| Dataset content |
▼

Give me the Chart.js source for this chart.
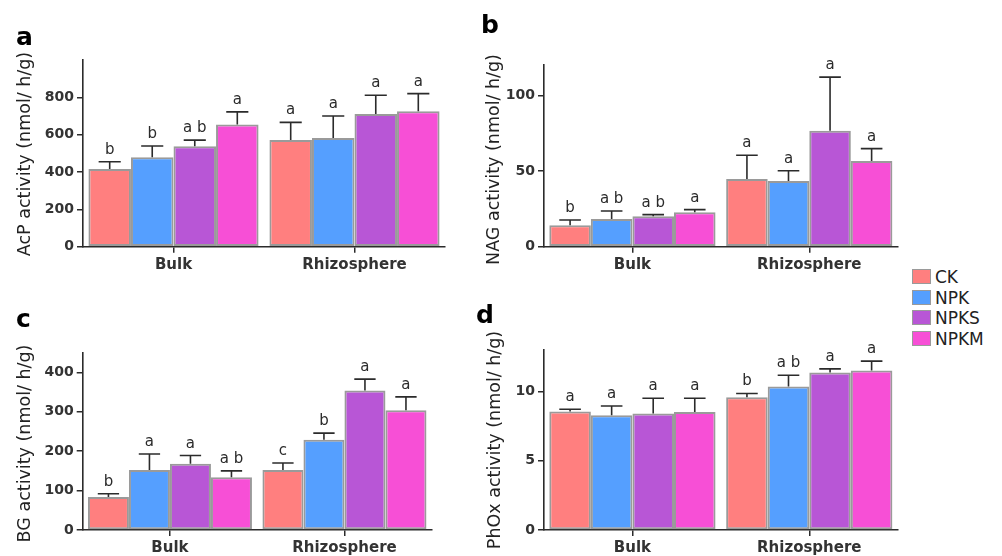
<!DOCTYPE html>
<html>
<head>
<meta charset="utf-8">
<script src="https://cdn.jsdelivr.net/npm/chart.js@4.4.1/dist/chart.umd.min.js"></script>
<style>
  body { margin: 0; background: #fff; width: 1002px; height: 556px; position: relative; overflow: hidden; font-family: "DejaVu Sans", sans-serif; }
  canvas { position: absolute; }
  .lg-box { position: absolute; width: 17px; height: 13px; border: 1.5px solid #9a9a9a; }
  .lg-txt { position: absolute; font: 17px "DejaVu Sans", sans-serif; color: #222; line-height: 20px; }
</style>
</head>
<body>
<canvas id="pa" width="460" height="280" style="left:0;top:0"></canvas>
<canvas id="pb" width="442" height="280" style="left:460px;top:0"></canvas>
<canvas id="pc" width="460" height="266" style="left:0;top:290px"></canvas>
<canvas id="pd" width="442" height="266" style="left:460px;top:290px"></canvas>
<div id="legend"></div>
<script>
/* enzyme activity, mean + upper SE, per treatment: [Bulk, Rhizosphere] */
const GROUPS     = ["Bulk", "Rhizosphere"];
const TREATMENTS = ["CK", "NPK", "NPKS", "NPKM"];
const COLORS     = ["#ff7f7f", "#559fff", "#b856d6", "#f74fd6"];

// a — AcP
const acpMean    = [[416, 571], [479, 582], [538, 711], [654, 725]];
const acpErr     = [[39, 95], [60, 118], [33, 100], [68, 95]];
const acpLetters = [["b", "a"], ["b", "a"], ["a b", "a"], ["a", "a"]];

// b — NAG
const nagMean    = [[14.1, 44.7], [18.3, 43.4], [20.1, 76.5], [22.7, 56.6]];
const nagErr     = [[3.5, 15.7], [5.3, 6.8], [1.1, 35.5], [1.8, 8.2]];
const nagLetters = [["b", "a"], ["a b", "a"], ["a b", "a"], ["a", "a"]];

// c — BG
const bgMean     = [[84, 152], [152, 229], [168, 354], [134, 304]];
const bgErr      = [[8, 18], [41, 17], [21, 29], [16, 34]];
const bgLetters  = [["b", "c"], ["a", "b"], ["a", "a"], ["a b", "a"]];

// d — PhOx
const phoxMean    = [[8.55, 9.59], [8.28, 10.36], [8.41, 11.38], [8.53, 11.52]];
const phoxErr     = [[0.17, 0.27], [0.68, 0.82], [1.10, 0.26], [0.98, 0.68]];
const phoxLetters = [["a", "b"], ["a", "a b"], ["a", "a"], ["a", "a"]];

const INK = "#2b2b2b";

/* ── error bars + significance letters ── */
const errorBars = {
  id: "errorBars",
  afterDatasetsDraw(chart) {
    const { ctx } = chart;
    const y = chart.scales.y;
    ctx.save();
    ctx.strokeStyle = INK;
    ctx.lineWidth = 1.6;
    ctx.fillStyle = INK;
    ctx.font = "15px 'DejaVu Sans', sans-serif";
    ctx.textAlign = "center";
    ctx.textBaseline = "alphabetic";
    chart.data.datasets.forEach((ds, di) => {
      chart.getDatasetMeta(di).data.forEach((bar, i) => {
        const top = y.getPixelForValue(ds.data[i] + ds.err[i]);
        const half = bar.width * 0.26;
        ctx.beginPath();
        ctx.moveTo(bar.x, bar.y);
        ctx.lineTo(bar.x, top);
        ctx.moveTo(bar.x - half, top);
        ctx.lineTo(bar.x + half, top);
        ctx.stroke();
        ctx.fillText(ds.letters[i], bar.x, top - 8);
      });
    });
    ctx.restore();
  },
};

/* ── rotated y title + panel tag ── */
const decor = {
  id: "decor",
  afterDraw(chart, args, opts) {
    const { ctx } = chart;
    ctx.save();
    ctx.fillStyle = "#000";
    ctx.font = "bold 25px 'DejaVu Sans', sans-serif";
    ctx.textAlign = "left";
    ctx.textBaseline = "alphabetic";
    ctx.fillText(opts.tag, opts.tagX, opts.tagY);
    ctx.translate(opts.titleX, opts.titleY);
    ctx.rotate(-Math.PI / 2);
    ctx.fillStyle = "#222";
    ctx.font = "17.5px 'DejaVu Sans', sans-serif";
    ctx.textAlign = "center";
    ctx.textBaseline = "middle";
    ctx.fillText(opts.title, 0, 0);
    ctx.restore();
  },
};

function makePanel(id, p) {
  const datasets = TREATMENTS.map((t, k) => ({
    label: t,
    data: p.mean[k],
    err: p.err[k],
    letters: p.letters[k],
    backgroundColor: COLORS[k],
    borderColor: "#9a9a9a",
    borderWidth: 2,
    borderSkipped: false,
    barPercentage: 1,
    categoryPercentage: 0.94,
  }));
  new Chart(document.getElementById(id), {
    type: "bar",
    data: { labels: GROUPS, datasets },
    options: {
      responsive: false,
      animation: false,
      layout: { padding: { top: p.padTop, right: p.padRight, left: 0, bottom: 0 } },
      plugins: {
        legend: { display: false },
        tooltip: { enabled: false },
        decor: { tag: p.tag, tagX: p.tagX, tagY: p.tagY, title: p.title, titleX: p.titleX, titleY: p.titleY },
      },
      scales: {
        x: {
          grid: { display: true, drawOnChartArea: false, offset: false, tickLength: 6, color: INK, lineWidth: 1.5 },
          border: { display: true, color: INK, width: 1.6 },
          ticks: { color: "#333", font: { family: "DejaVu Sans", size: 15, weight: "bold" }, padding: 3 },
          afterFit: s => { s.height = p.xHeight; },
        },
        y: {
          min: 0,
          max: p.max,
          grid: { display: true, drawOnChartArea: false, tickLength: 6, color: INK, lineWidth: 1.5 },
          border: { display: true, color: INK, width: 1.6 },
          ticks: { stepSize: p.step, color: "#333", font: { family: "DejaVu Sans", size: 14, weight: "bold" }, padding: 3 },
          afterBuildTicks: s => { s.ticks = s.ticks.filter(t => t.value <= p.lastTick); },
          afterFit: s => { s.width = p.yWidth; },
        },
      },
    },
    plugins: [errorBars, decor],
  });
}

makePanel("pa", {
  mean: acpMean, err: acpErr, letters: acpLetters,
  max: 1000, step: 200, lastTick: 800,
  padTop: 60, padRight: 15, yWidth: 83, xHeight: 33.3,
  tag: "a", tagX: 16, tagY: 45,
  title: "AcP activity (nmol/ h/g)", titleX: 25, titleY: 154,
});
makePanel("pb", {
  mean: nagMean, err: nagErr, letters: nagLetters,
  max: 120, step: 50, lastTick: 100,
  padTop: 65, padRight: 4.3, yWidth: 84, xHeight: 33.3,
  tag: "b", tagX: 21, tagY: 33,
  title: "NAG activity (nmol/ h/g)", titleX: 34, titleY: 159.5,
});
makePanel("pc", {
  mean: bgMean, err: bgErr, letters: bgLetters,
  max: 450, step: 100, lastTick: 400,
  padTop: 62.7, padRight: 28.3, yWidth: 82.7, xHeight: 26,
  tag: "c", tagX: 16, tagY: 37,
  title: "BG activity (nmol/ h/g)", titleX: 25, titleY: 153.5,
});
makePanel("pd", {
  mean: phoxMean, err: phoxErr, letters: phoxLetters,
  max: 13, step: 5, lastTick: 10,
  padTop: 60, padRight: 4.3, yWidth: 84, xHeight: 26,
  tag: "d", tagX: 16, tagY: 33,
  title: "PhOx activity (nmol/ h/g)", titleX: 35, titleY: 150,
});

/* ── shared legend ── */
const legend = document.getElementById("legend");
TREATMENTS.forEach((t, k) => {
  const top = 269 + k * 20.5;
  legend.insertAdjacentHTML("beforeend",
    `<div class="lg-box" style="left:912px;top:${top}px;background:${COLORS[k]}"></div>
     <div class="lg-txt" style="left:935px;top:${top - 2}px">${t}</div>`);
});
</script>
</body>
</html>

▲

Print the full listing exactly, dropping the pictures.

| Answer to this problem |
Give me the Chart.js source for this chart.
<!DOCTYPE html>
<html>
<head>
<meta charset="utf-8">
<script src="https://cdn.jsdelivr.net/npm/chart.js@4.4.1/dist/chart.umd.min.js"></script>
<style>
  body { margin: 0; background: #fff; width: 1002px; height: 556px; position: relative; overflow: hidden; font-family: "DejaVu Sans", sans-serif; }
  canvas { position: absolute; }
  .lg-box { position: absolute; width: 17px; height: 13px; border: 1.5px solid #9a9a9a; }
  .lg-txt { position: absolute; font: 17px "DejaVu Sans", sans-serif; color: #222; line-height: 20px; }
</style>
</head>
<body>
<canvas id="pa" width="460" height="280" style="left:0;top:0"></canvas>
<canvas id="pb" width="442" height="280" style="left:460px;top:0"></canvas>
<canvas id="pc" width="460" height="266" style="left:0;top:290px"></canvas>
<canvas id="pd" width="442" height="266" style="left:460px;top:290px"></canvas>
<div id="legend"></div>
<script>
/* enzyme activity, mean + upper SE, per treatment: [Bulk, Rhizosphere] */
const GROUPS     = ["Bulk", "Rhizosphere"];
const TREATMENTS = ["CK", "NPK", "NPKS", "NPKM"];
const COLORS     = ["#ff7f7f", "#559fff", "#b856d6", "#f74fd6"];

// a — AcP
const acpMean    = [[416, 571], [479, 582], [538, 711], [654, 725]];
const acpErr     = [[39, 95], [60, 118], [33, 100], [68, 95]];
const acpLetters = [["b", "a"], ["b", "a"], ["a b", "a"], ["a", "a"]];

// b — NAG
const nagMean    = [[14.1, 44.7], [18.3, 43.4], [20.1, 76.5], [22.7, 56.6]];
const nagErr     = [[3.5, 15.7], [5.3, 6.8], [1.1, 35.5], [1.8, 8.2]];
const nagLetters = [["b", "a"], ["a b", "a"], ["a b", "a"], ["a", "a"]];

// c — BG
const bgMean     = [[84, 152], [152, 229], [168, 354], [134, 304]];
const bgErr      = [[8, 18], [41, 17], [21, 29], [16, 34]];
const bgLetters  = [["b", "c"], ["a", "b"], ["a", "a"], ["a b", "a"]];

// d — PhOx
const phoxMean    = [[8.55, 9.59], [8.28, 10.36], [8.41, 11.38], [8.53, 11.52]];
const phoxErr     = [[0.17, 0.27], [0.68, 0.82], [1.10, 0.26], [0.98, 0.68]];
const phoxLetters = [["a", "b"], ["a", "a b"], ["a", "a"], ["a", "a"]];

const INK = "#2b2b2b";

/* ── error bars + significance letters ── */
const errorBars = {
  id: "errorBars",
  afterDatasetsDraw(chart) {
    const { ctx } = chart;
    const y = chart.scales.y;
    ctx.save();
    ctx.strokeStyle = INK;
    ctx.lineWidth = 1.6;
    ctx.fillStyle = INK;
    ctx.font = "15px 'DejaVu Sans', sans-serif";
    ctx.textAlign = "center";
    ctx.textBaseline = "alphabetic";
    chart.data.datasets.forEach((ds, di) => {
      chart.getDatasetMeta(di).data.forEach((bar, i) => {
        const top = y.getPixelForValue(ds.data[i] + ds.err[i]);
        const half = bar.width * 0.26;
        ctx.beginPath();
        ctx.moveTo(bar.x, bar.y);
        ctx.lineTo(bar.x, top);
        ctx.moveTo(bar.x - half, top);
        ctx.lineTo(bar.x + half, top);
        ctx.stroke();
        ctx.fillText(ds.letters[i], bar.x, top - 8);
      });
    });
    ctx.restore();
  },
};

/* ── rotated y title + panel tag ── */
const decor = {
  id: "decor",
  afterDraw(chart, args, opts) {
    const { ctx } = chart;
    ctx.save();
    ctx.fillStyle = "#000";
    ctx.font = "bold 25px 'DejaVu Sans', sans-serif";
    ctx.textAlign = "left";
    ctx.textBaseline = "alphabetic";
    ctx.fillText(opts.tag, opts.tagX, opts.tagY);
    ctx.translate(opts.titleX, opts.titleY);
    ctx.rotate(-Math.PI / 2);
    ctx.fillStyle = "#222";
    ctx.font = "17.5px 'DejaVu Sans', sans-serif";
    ctx.textAlign = "center";
    ctx.textBaseline = "middle";
    ctx.fillText(opts.title, 0, 0);
    ctx.restore();
  },
};

function makePanel(id, p) {
  const datasets = TREATMENTS.map((t, k) => ({
    label: t,
    data: p.mean[k],
    err: p.err[k],
    letters: p.letters[k],
    backgroundColor: COLORS[k],
    borderColor: "#9a9a9a",
    borderWidth: 2,
    borderSkipped: false,
    barPercentage: 1,
    categoryPercentage: 0.94,
  }));
  new Chart(document.getElementById(id), {
    type: "bar",
    data: { labels: GROUPS, datasets },
    options: {
      responsive: false,
      animation: false,
      layout: { padding: { top: p.padTop, right: p.padRight, left: 0, bottom: 0 } },
      plugins: {
        legend: { display: false },
        tooltip: { enabled: false },
        decor: { tag: p.tag, tagX: p.tagX, tagY: p.tagY, title: p.title, titleX: p.titleX, titleY: p.titleY },
      },
      scales: {
        x: {
          grid: { display: true, drawOnChartArea: false, offset: false, tickLength: 6, color: INK, lineWidth: 1.5 },
          border: { display: true, color: INK, width: 1.6 },
          ticks: { color: "#333", font: { family: "DejaVu Sans", size: 15, weight: "bold" }, padding: 3 },
          afterFit: s => { s.height = p.xHeight; },
        },
        y: {
          min: 0,
          max: p.max,
          grid: { display: true, drawOnChartArea: false, tickLength: 6, color: INK, lineWidth: 1.5 },
          border: { display: true, color: INK, width: 1.6 },
          ticks: { stepSize: p.step, color: "#333", font: { family: "DejaVu Sans", size: 14, weight: "bold" }, padding: 3 },
          afterBuildTicks: s => { s.ticks = s.ticks.filter(t => t.value <= p.lastTick); },
          afterFit: s => { s.width = p.yWidth; },
        },
      },
    },
    plugins: [errorBars, decor],
  });
}

makePanel("pa", {
  mean: acpMean, err: acpErr, letters: acpLetters,
  max: 1000, step: 200, lastTick: 800,
  padTop: 60, padRight: 15, yWidth: 83, xHeight: 33.3,
  tag: "a", tagX: 16, tagY: 45,
  title: "AcP activity (nmol/ h/g)", titleX: 25, titleY: 154,
});
makePanel("pb", {
  mean: nagMean, err: nagErr, letters: nagLetters,
  max: 120, step: 50, lastTick: 100,
  padTop: 65, padRight: 4.3, yWidth: 84, xHeight: 33.3,
  tag: "b", tagX: 21, tagY: 33,
  title: "NAG activity (nmol/ h/g)", titleX: 34, titleY: 159.5,
});
makePanel("pc", {
  mean: bgMean, err: bgErr, letters: bgLetters,
  max: 450, step: 100, lastTick: 400,
  padTop: 62.7, padRight: 28.3, yWidth: 82.7, xHeight: 26,
  tag: "c", tagX: 16, tagY: 37,
  title: "BG activity (nmol/ h/g)", titleX: 25, titleY: 153.5,
});
makePanel("pd", {
  mean: phoxMean, err: phoxErr, letters: phoxLetters,
  max: 13, step: 5, lastTick: 10,
  padTop: 60, padRight: 4.3, yWidth: 84, xHeight: 26,
  tag: "d", tagX: 16, tagY: 33,
  title: "PhOx activity (nmol/ h/g)", titleX: 35, titleY: 150,
});

/* ── shared legend ── */
const legend = document.getElementById("legend");
TREATMENTS.forEach((t, k) => {
  const top = 269 + k * 20.5;
  legend.insertAdjacentHTML("beforeend",
    `<div class="lg-box" style="left:912px;top:${top}px;background:${COLORS[k]}"></div>
     <div class="lg-txt" style="left:935px;top:${top - 2}px">${t}</div>`);
});
</script>
</body>
</html>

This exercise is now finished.